José Manuel Pureza no Expresso diário de 17.07.2018;
«Há essa coisa meio misteriosa de, dos nossos mortos, recordarmos o sorriso. O João morreu-me. E o que eu mais recordo dele é o sorriso. Aquele sorriso de olhos semicerrados que exibia um gosto imenso pela vida. “Tive a vida que escolhi – disse ele - a vida que quis, não tenho nada de que me arrependa no que foi importante. Sim, fui muito feliz (…)”. É isso: lembro o sorriso do João porque esse era o sorriso de um homem feliz.
Conheci o João Semedo pela mão do Miguel Portas (tinha que ser…). E rapidamente ele se tornou num camarada, depois num amigo, e depois no meu irmão mais velho. Fiz todos os diálogos com o João, pedi-lhe todos os conselhos, todas as opiniões. O João esteve sempre lá, nunca me faltou.
O meu vazio com a morte do João é, pois, pessoal antes de ser político. Um irmão não se substitui. Mas é também um imenso vazio político. Falta-me o camarada com quem fiz tantos e tão cúmplices anos de caminho. O João ensinou-me que um partido não se faz de frações que se fecham em ser frações. E que as mudanças que contam não se fazem de partidos que se fecham em ser partidos. O João tinha essa qualidade sábia de ser um homem de partido como conheci poucos e de, sem nunca perder essa lealdade sem sombra, ser um artífice de maiorias para mudar o que tinha que ser mudado. Foi como homem de partido, totalmente livre e totalmente comprometido, que o João construiu plataformas, conversas, redes, movimentos, maiorias. E foi isso que fez do João um nome certo de tantas mudanças essenciais.

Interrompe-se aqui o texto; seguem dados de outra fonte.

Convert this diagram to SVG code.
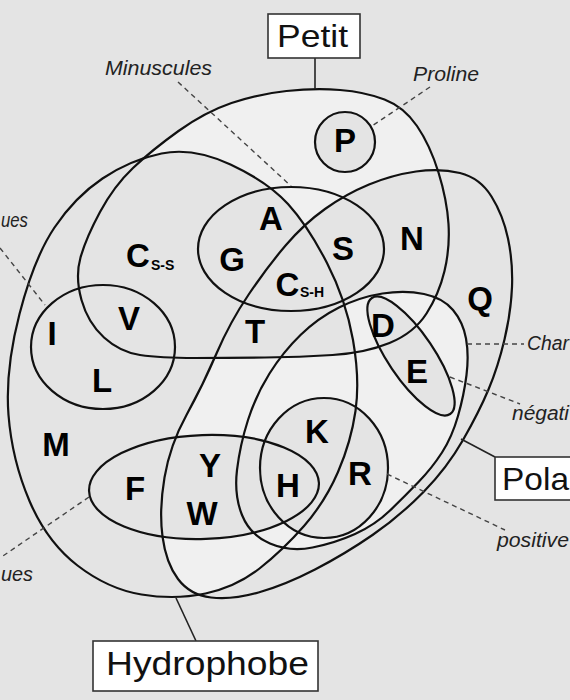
<svg xmlns="http://www.w3.org/2000/svg" xmlns:xlink="http://www.w3.org/1999/xlink" width="570" height="700" viewBox="0 0 570 700">
<style>
.set{fill:none;stroke:#111;stroke-width:2.2}
.aa{font-family:"Liberation Sans",Arial,sans-serif;font-weight:bold;font-size:33px;fill:#000;text-anchor:middle}
.sub{font-family:"Liberation Sans",Arial,sans-serif;font-weight:bold;font-size:14px;fill:#000}
.lbl{font-family:"Liberation Sans",Arial,sans-serif;font-style:italic;font-size:20px;fill:#222}
.dash{stroke:#444;stroke-width:1.4;stroke-dasharray:5 4;fill:none}
.lead{stroke:#222;stroke-width:1.6;fill:none}
.box{fill:#fff;stroke:#333;stroke-width:1.6}
.title{font-family:"Liberation Sans",Arial,sans-serif;font-size:32px;fill:#111}
</style>
<defs>
<path id="hydroP" d="M 230.5,164.5 Q 268,182 288,204 Q 308,226 327,263 Q 346,300 353,340 Q 360,380 355.5,411 Q 351,442 338,472 Q 325,502 304,526 Q 283,550 259.5,568.5 Q 236,587 205.5,593.5 Q 175,600 141.5,594.5 Q 108,589 77.5,565.5 Q 47,542 29.5,501 Q 12,460 8.5,415 Q 5,370 19.5,314 Q 34,258 54.5,227.5 Q 75,197 102.5,178.5 Q 130,160 161.5,153.5 Q 193,147 230.5,164.5 Z"/>
<path id="polarP" d="M 460,173 Q 480,178 491.5,196.5 Q 503,215 508,238.5 Q 513,262 512,287 Q 511,312 504.5,339.5 Q 498,367 488.5,389.5 Q 479,412 463,440 Q 447,468 423.5,492 Q 400,516 372.5,535 Q 345,554 315,569.5 Q 285,585 258.5,592.5 Q 232,600 211,597.5 Q 190,595 178,579 Q 166,563 162.5,536.5 Q 159,510 164.5,477.5 Q 170,445 186.5,415 Q 203,385 216.5,353.5 Q 230,322 249,294 Q 268,266 286,245 Q 304,224 325,209 Q 346,194 369,184.5 Q 392,175 416,171.5 Q 440,168 460,173 Z"/>
<path id="smallP" d="M 340,90 Q 365,92 384.5,99.5 Q 404,107 417,126 Q 430,145 438.5,172.5 Q 447,200 448.5,224 Q 450,248 444.5,271 Q 439,294 426.5,313.5 Q 414,333 389.5,343 Q 365,353 332.5,355 Q 300,357 265,357.5 Q 230,358 195,358 Q 160,358 140,355 Q 120,352 104,337.5 Q 88,323 81.5,300 Q 75,277 80.5,257.5 Q 86,238 100,212 Q 114,186 133,168 Q 152,150 178.5,131 Q 205,112 231.5,103 Q 258,94 286.5,91 Q 315,88 340,90 Z"/>
<path id="chargedP" d="M 424,294 Q 443,298 453,310 Q 463,322 466,338.5 Q 469,355 466.5,375 Q 464,395 458,416 Q 452,437 442,452.5 Q 432,468 418.5,482 Q 405,496 390,510.5 Q 375,525 355,534 Q 335,543 312.5,547.5 Q 290,552 270,543.5 Q 250,535 242,515 Q 234,495 237,470 Q 240,445 248,420 Q 256,395 269.5,373.5 Q 283,352 300.5,335 Q 318,318 339,307.5 Q 360,297 382.5,293.5 Q 405,290 424,294 Z"/>
<ellipse id="tinyP" cx="291" cy="249" rx="93" ry="62"/>
<ellipse id="aliP" cx="103" cy="347" rx="72" ry="62"/>
<ellipse id="aroP" cx="204" cy="487" rx="115" ry="52" transform="rotate(-2 204 487)"/>
<ellipse id="posP" cx="324" cy="468" rx="64" ry="70"/>
<ellipse id="negP" cx="411" cy="356" rx="70" ry="23" transform="rotate(56 411 356)"/>
<circle id="proP" cx="345" cy="142" r="30"/>
<clipPath id="cPolar"><use xlink:href="#polarP"/></clipPath>
<clipPath id="cHydro"><use xlink:href="#hydroP"/></clipPath>
<mask id="mSmall" maskUnits="userSpaceOnUse" x="0" y="0" width="570" height="700">
<use xlink:href="#smallP" fill="#fff"/>
<use xlink:href="#hydroP" fill="#000"/>
<use xlink:href="#polarP" fill="#000"/>
<use xlink:href="#proP" fill="#000"/>
</mask>
<mask id="mHP" maskUnits="userSpaceOnUse" x="0" y="0" width="570" height="700">
<use xlink:href="#hydroP" fill="#fff" clip-path="url(#cPolar)"/>
<use xlink:href="#smallP" fill="#000"/>
<use xlink:href="#aroP" fill="#000"/>
<use xlink:href="#posP" fill="#000"/>
</mask>
<mask id="mCh" maskUnits="userSpaceOnUse" x="0" y="0" width="570" height="700">
<use xlink:href="#chargedP" fill="#fff"/>
<use xlink:href="#posP" fill="#000"/>
<use xlink:href="#negP" fill="#000"/>
<use xlink:href="#aroP" fill="#000"/>
<use xlink:href="#smallP" fill="#000" clip-path="url(#cHydro)"/>
</mask>
</defs>
<rect x="0" y="0" width="570" height="700" fill="#e4e4e4"/>
<g id="shading">
<rect x="0" y="0" width="570" height="700" fill="#f0f0f0" mask="url(#mSmall)"/>
<rect x="0" y="0" width="570" height="700" fill="#f0f0f0" mask="url(#mHP)"/>
<rect x="0" y="0" width="570" height="700" fill="#f0f0f0" mask="url(#mCh)"/>
</g>
<g id="set-hydrophobe"><use xlink:href="#hydroP" class="set"/></g>
<g id="set-polaire"><use xlink:href="#polarP" class="set"/></g>
<g id="set-petit"><use xlink:href="#smallP" class="set"/></g>
<g id="set-charges"><use xlink:href="#chargedP" class="set"/></g>
<g id="set-minuscules"><use xlink:href="#tinyP" class="set"/></g>
<g id="set-aliphatiques"><use xlink:href="#aliP" class="set"/></g>
<g id="set-aromatiques"><use xlink:href="#aroP" class="set"/></g>
<g id="set-positifs"><use xlink:href="#posP" class="set"/></g>
<g id="set-negatifs"><use xlink:href="#negP" class="set"/></g>
<g id="set-proline"><use xlink:href="#proP" class="set"/></g>
<g id="aa-P"><text class="aa" x="345" y="152">P</text></g>
<g id="aa-A"><text class="aa" x="271" y="230">A</text></g>
<g id="aa-G"><text class="aa" x="232" y="271">G</text></g>
<g id="aa-S"><text class="aa" x="343" y="260">S</text></g>
<g id="aa-CSH"><text class="aa" x="287.5" y="296">C</text><text class="sub" x="300" y="297">S-H</text></g>
<g id="aa-N"><text class="aa" x="412" y="250">N</text></g>
<g id="aa-T"><text class="aa" x="255" y="343">T</text></g>
<g id="aa-D"><text class="aa" x="383" y="337">D</text></g>
<g id="aa-E"><text class="aa" x="417" y="383">E</text></g>
<g id="aa-Q"><text class="aa" x="480" y="310">Q</text></g>
<g id="aa-CSS"><text class="aa" x="138" y="267">C</text><text class="sub" x="151" y="270">S-S</text></g>
<g id="aa-V"><text class="aa" x="129" y="330">V</text></g>
<g id="aa-I"><text class="aa" x="52" y="345">I</text></g>
<g id="aa-L"><text class="aa" x="102" y="392">L</text></g>
<g id="aa-M"><text class="aa" x="56" y="456">M</text></g>
<g id="aa-Y"><text class="aa" x="210" y="477">Y</text></g>
<g id="aa-F"><text class="aa" x="135" y="500">F</text></g>
<g id="aa-W"><text class="aa" x="202" y="525">W</text></g>
<g id="aa-H"><text class="aa" x="288" y="497">H</text></g>
<g id="aa-K"><text class="aa" x="317" y="443">K</text></g>
<g id="aa-R"><text class="aa" x="360" y="485">R</text></g>
<g id="connectors">
<line class="lead" x1="315" y1="58" x2="315" y2="89"/>
<line class="lead" x1="196" y1="641" x2="176" y2="598"/>
<line class="lead" x1="461" y1="439" x2="495" y2="457"/>
<line class="dash" x1="178" y1="82" x2="291" y2="186"/>
<line class="dash" x1="430" y1="87" x2="372" y2="126"/>
<line class="dash" x1="0" y1="248" x2="45" y2="305"/>
<line class="dash" x1="89" y1="497" x2="0" y2="558"/>
<line class="dash" x1="467" y1="344" x2="524" y2="344"/>
<line class="dash" x1="450" y1="377" x2="520" y2="404"/>
<line class="dash" x1="387" y1="474" x2="505" y2="530"/>
</g>
<g id="label-minuscules"><text class="lbl" x="105" y="75" textLength="107" lengthAdjust="spacingAndGlyphs">Minuscules</text></g>
<g id="label-proline"><text class="lbl" x="413" y="81" textLength="66" lengthAdjust="spacingAndGlyphs">Proline</text></g>
<g id="label-aliphatiques"><text class="lbl" x="1" y="227" textLength="27" lengthAdjust="spacingAndGlyphs">ues</text></g>
<g id="label-aromatiques"><text class="lbl" x="1" y="581" textLength="32" lengthAdjust="spacingAndGlyphs">ues</text></g>
<g id="label-charges"><text class="lbl" x="527" y="350" textLength="42" lengthAdjust="spacingAndGlyphs">Char</text></g>
<g id="label-negatifs"><text class="lbl" x="512" y="420" textLength="57" lengthAdjust="spacingAndGlyphs">négati</text></g>
<g id="label-positifs"><text class="lbl" x="497" y="547" textLength="72" lengthAdjust="spacingAndGlyphs">positive</text></g>
<g id="box-petit"><rect class="box" x="268" y="14" width="92" height="44"/><text class="title" x="277" y="47" textLength="71" lengthAdjust="spacingAndGlyphs">Petit</text></g>
<g id="box-hydrophobe"><rect class="box" x="93" y="641" width="225" height="50"/><text class="title" x="106" y="675" style="font-size:34px" textLength="203" lengthAdjust="spacingAndGlyphs">Hydrophobe</text></g>
<g id="box-polaire"><rect class="box" x="495" y="457" width="90" height="43"/><text class="title" x="502" y="490" textLength="67" lengthAdjust="spacingAndGlyphs">Pola</text></g>
</svg>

Os homens e as mulheres das diversas esquerdas confiavam no João. Sabiam que ele não amolecia na defesa da firmeza de princípios e que ele não se escusava a nenhum esforço para juntar gente, vontades e saberes para dar força às causas da democracia avançada em Portugal. Foi por isso que foi com ele que António Arnaut quis trabalhar uma proposta para salvar o Serviço Nacional de Saúde.
Foi por isso que Laura Ferreira dos Santos e João Ribeiro Santos contaram com ele para a consagração em lei do direito a morrer com dignidade.
Mas havia uma outra razão para o João ser um tipo de toda a confiança. É que o João conhecia a realidade, estudava-a meticulosamente. Por isso as suas propostas de mudança nunca eram panfletárias e tinham sempre uma autoridade irrecusável. O João foi sempre um ativista da mudança das estruturas e das vidas. Sempre pelos de baixo. Juntando conhecimento, elegância e ambição de radicalidade da transformação.
Quando se fizer a História das conquistas de uma democracia avançada em Portugal, o nome do João Semedo estará lá, como referência maior. Sei disso. Mas a mim fica o vazio de ter perdido o meu maior amigo.»